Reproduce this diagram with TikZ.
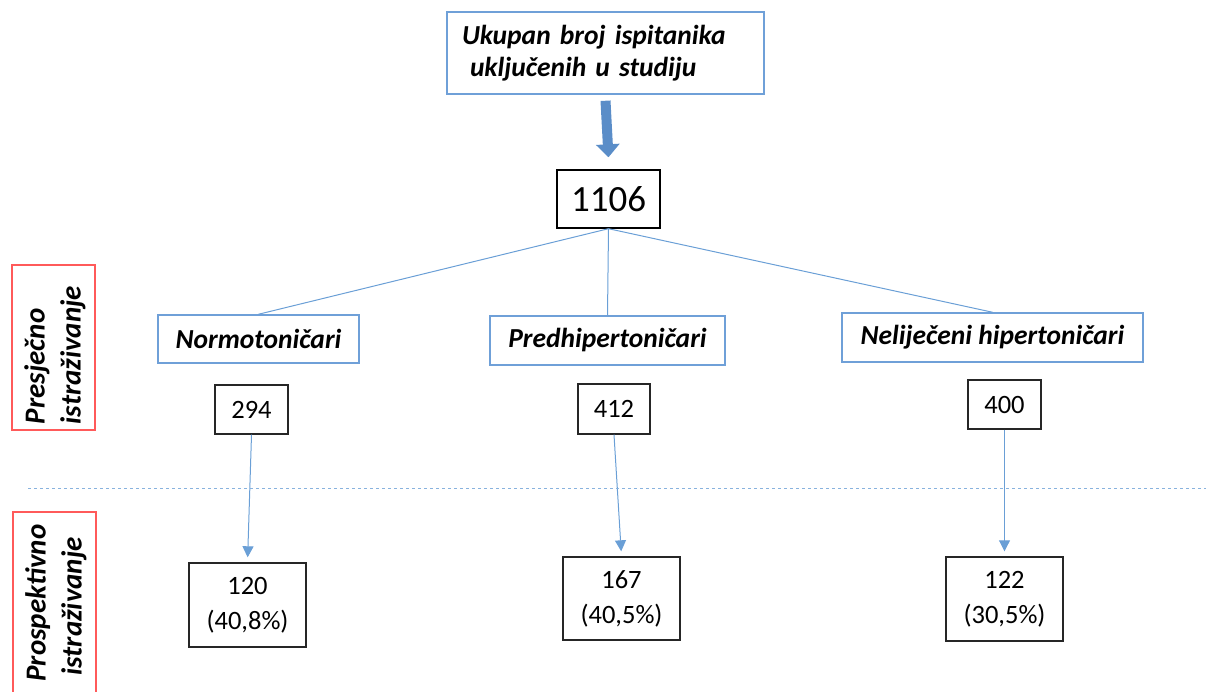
\documentclass[tikz,border=0pt]{standalone}
\usepackage{fontspec}
\setmainfont{Carlito}
\usetikzlibrary{arrows.meta}
\definecolor{bbord}{HTML}{6FA0D8}
\definecolor{conn}{HTML}{6A9FD6}
\definecolor{barrow}{HTML}{5A8DC8}
\definecolor{rbord}{HTML}{FF5A5A}
\tikzset{
  x=1pt, y=-1pt,
  catbox/.style={draw=bbord, line width=1.5pt, inner sep=0pt, font=\fontsize{27.5}{32}\selectfont\bfseries\itshape},
  numbox/.style={draw=black!85, line width=1.4pt, inner sep=0pt, align=center, font=\fontsize{26.5}{35}\selectfont},
  conline/.style={draw=conn, line width=1pt},
  conarrow/.style={conline, -{Triangle[width=11pt,length=11pt]}, shorten >=5pt},
  sidelabel/.style={rotate=90, align=left, font=\fontsize{29}{36}\selectfont\bfseries\itshape},
  sideframe/.style={draw=rbord, line width=1.4pt}
}
\begin{document}
\begin{tikzpicture}
\useasboundingbox (0,0) rectangle (1212,692);
% top
\node[catbox, minimum width=317pt, minimum height=82pt, text width=287pt, align=left] (top) at (605.5,53)
  {Ukupan broj ispitanika\\[0pt]\hspace*{8pt}uključenih\hspace{9pt}u studiju};
\node[draw=black, line width=1.4pt, minimum width=103pt, minimum height=58pt, inner sep=0pt, font=\fontsize{37}{42}\selectfont] (total) at (608.5,199) {1106};
\draw[draw=barrow, line width=10pt, -{Triangle[width=23pt,length=13pt]}] ([yshift=-6pt]top.south) -- ([yshift=12pt]total.north);
% categories
\node[catbox, minimum width=201pt, minimum height=48pt] (norm) at (258.5,339) {Normotoničari};
\node[catbox, minimum width=235pt, minimum height=49pt] (pred) at (607.5,340.5) {Predhipertoničari};
\node[catbox, minimum width=301pt, minimum height=49pt] (nelij) at (992.5,337.5) {Neliječeni hipertoničari};
\draw[conline] (total.south) -- (norm.north);
\draw[conline] (total.south) -- (pred.north);
\draw[conline] (total.south) -- (nelij.north);
% counts
\node[numbox, minimum width=73pt, minimum height=49pt] (n294) at (251.5,409.5) {294};
\node[numbox, minimum width=72pt, minimum height=50pt] (n412) at (614,409) {412};
\node[numbox, minimum width=73pt, minimum height=49pt] (n400) at (1004.5,404.5) {400};
% prospective
\node[numbox, minimum width=117pt, minimum height=84pt] (n120) at (247.5,605) {120\\(40,8\%)};
\node[numbox, minimum width=117pt, minimum height=83pt] (n167) at (621.5,598.5) {167\\(40,5\%)};
\node[numbox, minimum width=117pt, minimum height=84pt] (n122) at (1004.5,599) {122\\(30,5\%)};
\draw[conarrow] (n294.south) -- (n120.north);
\draw[conarrow] (n412.south) -- (n167.north);
\draw[conarrow] (n400.south) -- (n122.north);
% divider
\coordinate (dl) at (28,488);
\coordinate (dr) at (1206,488);
\draw[draw=conn!80, line width=1pt, dash pattern=on 3pt off 3pt] (dl) -- (dr);
% side labels
\node[sideframe, minimum width=165pt, minimum height=83pt, inner sep=0pt, rotate=90] (presf) at (53.5,347.5) {};
\node[sidelabel] (pres) at (55,355) {Presječno\\istraživanje};
\draw[sideframe] (13,695) -- (13,512) -- (96,512) -- (96,695);
\node[sidelabel] (pros) at (56,603) {Prospektivno\\\hspace*{6pt}istraživanje};
\end{tikzpicture}
\end{document}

-- EXERCISE DESCRIPTION --
Write out the listing above exactly as it stands, pictures excluded.

-- FULL OUTPUT --
Reproduce this diagram with TikZ.
\documentclass[tikz,border=0pt]{standalone}
\usepackage{fontspec}
\setmainfont{Carlito}
\usetikzlibrary{arrows.meta}
\definecolor{bbord}{HTML}{6FA0D8}
\definecolor{conn}{HTML}{6A9FD6}
\definecolor{barrow}{HTML}{5A8DC8}
\definecolor{rbord}{HTML}{FF5A5A}
\tikzset{
  x=1pt, y=-1pt,
  catbox/.style={draw=bbord, line width=1.5pt, inner sep=0pt, font=\fontsize{27.5}{32}\selectfont\bfseries\itshape},
  numbox/.style={draw=black!85, line width=1.4pt, inner sep=0pt, align=center, font=\fontsize{26.5}{35}\selectfont},
  conline/.style={draw=conn, line width=1pt},
  conarrow/.style={conline, -{Triangle[width=11pt,length=11pt]}, shorten >=5pt},
  sidelabel/.style={rotate=90, align=left, font=\fontsize{29}{36}\selectfont\bfseries\itshape},
  sideframe/.style={draw=rbord, line width=1.4pt}
}
\begin{document}
\begin{tikzpicture}
\useasboundingbox (0,0) rectangle (1212,692);
% top
\node[catbox, minimum width=317pt, minimum height=82pt, text width=287pt, align=left] (top) at (605.5,53)
  {Ukupan broj ispitanika\\[0pt]\hspace*{8pt}uključenih\hspace{9pt}u studiju};
\node[draw=black, line width=1.4pt, minimum width=103pt, minimum height=58pt, inner sep=0pt, font=\fontsize{37}{42}\selectfont] (total) at (608.5,199) {1106};
\draw[draw=barrow, line width=10pt, -{Triangle[width=23pt,length=13pt]}] ([yshift=-6pt]top.south) -- ([yshift=12pt]total.north);
% categories
\node[catbox, minimum width=201pt, minimum height=48pt] (norm) at (258.5,339) {Normotoničari};
\node[catbox, minimum width=235pt, minimum height=49pt] (pred) at (607.5,340.5) {Predhipertoničari};
\node[catbox, minimum width=301pt, minimum height=49pt] (nelij) at (992.5,337.5) {Neliječeni hipertoničari};
\draw[conline] (total.south) -- (norm.north);
\draw[conline] (total.south) -- (pred.north);
\draw[conline] (total.south) -- (nelij.north);
% counts
\node[numbox, minimum width=73pt, minimum height=49pt] (n294) at (251.5,409.5) {294};
\node[numbox, minimum width=72pt, minimum height=50pt] (n412) at (614,409) {412};
\node[numbox, minimum width=73pt, minimum height=49pt] (n400) at (1004.5,404.5) {400};
% prospective
\node[numbox, minimum width=117pt, minimum height=84pt] (n120) at (247.5,605) {120\\(40,8\%)};
\node[numbox, minimum width=117pt, minimum height=83pt] (n167) at (621.5,598.5) {167\\(40,5\%)};
\node[numbox, minimum width=117pt, minimum height=84pt] (n122) at (1004.5,599) {122\\(30,5\%)};
\draw[conarrow] (n294.south) -- (n120.north);
\draw[conarrow] (n412.south) -- (n167.north);
\draw[conarrow] (n400.south) -- (n122.north);
% divider
\coordinate (dl) at (28,488);
\coordinate (dr) at (1206,488);
\draw[draw=conn!80, line width=1pt, dash pattern=on 3pt off 3pt] (dl) -- (dr);
% side labels
\node[sideframe, minimum width=165pt, minimum height=83pt, inner sep=0pt, rotate=90] (presf) at (53.5,347.5) {};
\node[sidelabel] (pres) at (55,355) {Presječno\\istraživanje};
\draw[sideframe] (13,695) -- (13,512) -- (96,512) -- (96,695);
\node[sidelabel] (pros) at (56,603) {Prospektivno\\\hspace*{6pt}istraživanje};
\end{tikzpicture}
\end{document}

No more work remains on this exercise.